Sane defaults. Everything “just works” out of the box. Not in a dumbed-down Ubuntu way. In a “someone with taste and experience made these choices” way.
Still Arch. I have the AUR. I have pacman. I have full control if I need it. But I don’t have to exercise that control over every single aspect of the system.
Community support. There’s a Discord. An active community. When I have questions, there are people who’ve solved the same problems. On base Arch, every issue felt like I was figuring it out alone.
What I Actually Miss
Honestly? Not much.
I miss the satisfaction of “I built this myself.” But I already had that satisfaction. Two months of it. I proved I could do it.
I miss some specific color choices. But not enough to spend hours tweaking the theme.
What I don’t miss: the constant maintenance. The breaking updates. The time spent configuring instead of building.
Where I Am Now
Seven days into Omarchy and I’ve shipped more code than I did in the last month of my custom setup.
Not because Omarchy is faster. Not because it has better tools.
Because I’m not spending my evenings fixing config files.
Yesterday, Hyprland and NVIDIA drivers both updated. On my old setup, that would’ve meant hours of debugging. On Omarchy? I updated, rebooted, everything worked. Someone else already figured out the NVIDIA-specific configs.
I opened my editor and kept working.
That’s the dream, right? A system that gets out of your way and lets you build things?
My setup isn’t perfect anymore. It’s not exactly tailored to every preference I have.
But it’s 90% of what I want with 10% of the maintenance burden.
And that 10% of effort I’m saving? I’m putting it into actual projects now.
The Lesson
Building my own Arch setup from scratch was valuable. Essential, even. I learned more in those two months than I would’ve learned in a year of using pre-made distros.

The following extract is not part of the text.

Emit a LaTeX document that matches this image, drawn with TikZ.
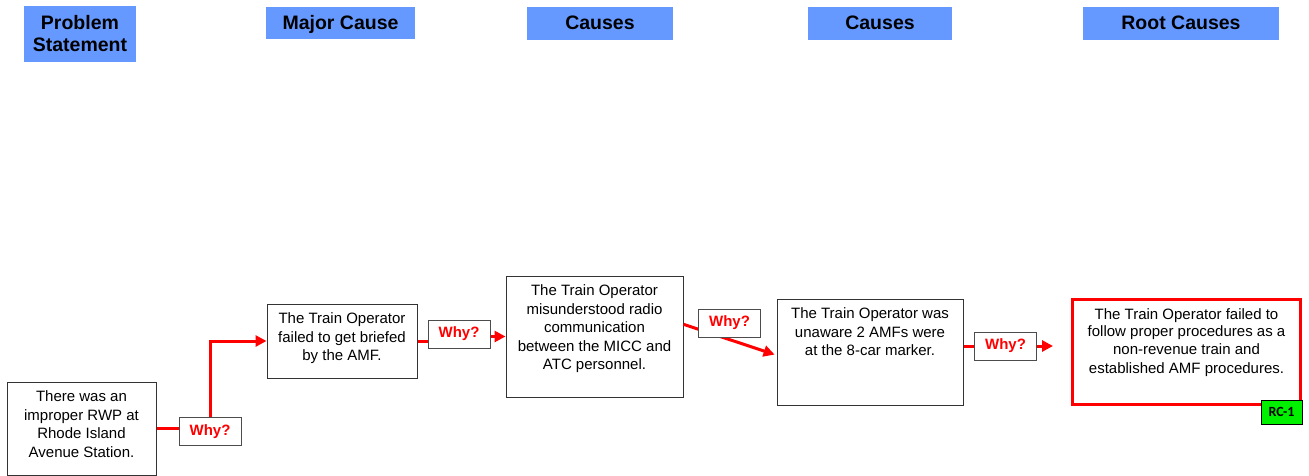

But there’s a time to learn by doing everything yourself, and a time to use what you’ve learned to make smarter choices.
I learned the hard way. Now I’m working the smart way.
Omarchy isn’t giving up on Arch. It’s graduating from “learning Arch” to “using Arch productively.”
And honestly? That feels better than any perfectly customized config ever did.
The arch.log series: My journey from Windows to Arch, from building everything to building what matters. Sometimes the smartest move is knowing when to let go. Still learning. Still shipping. Still brutally honest.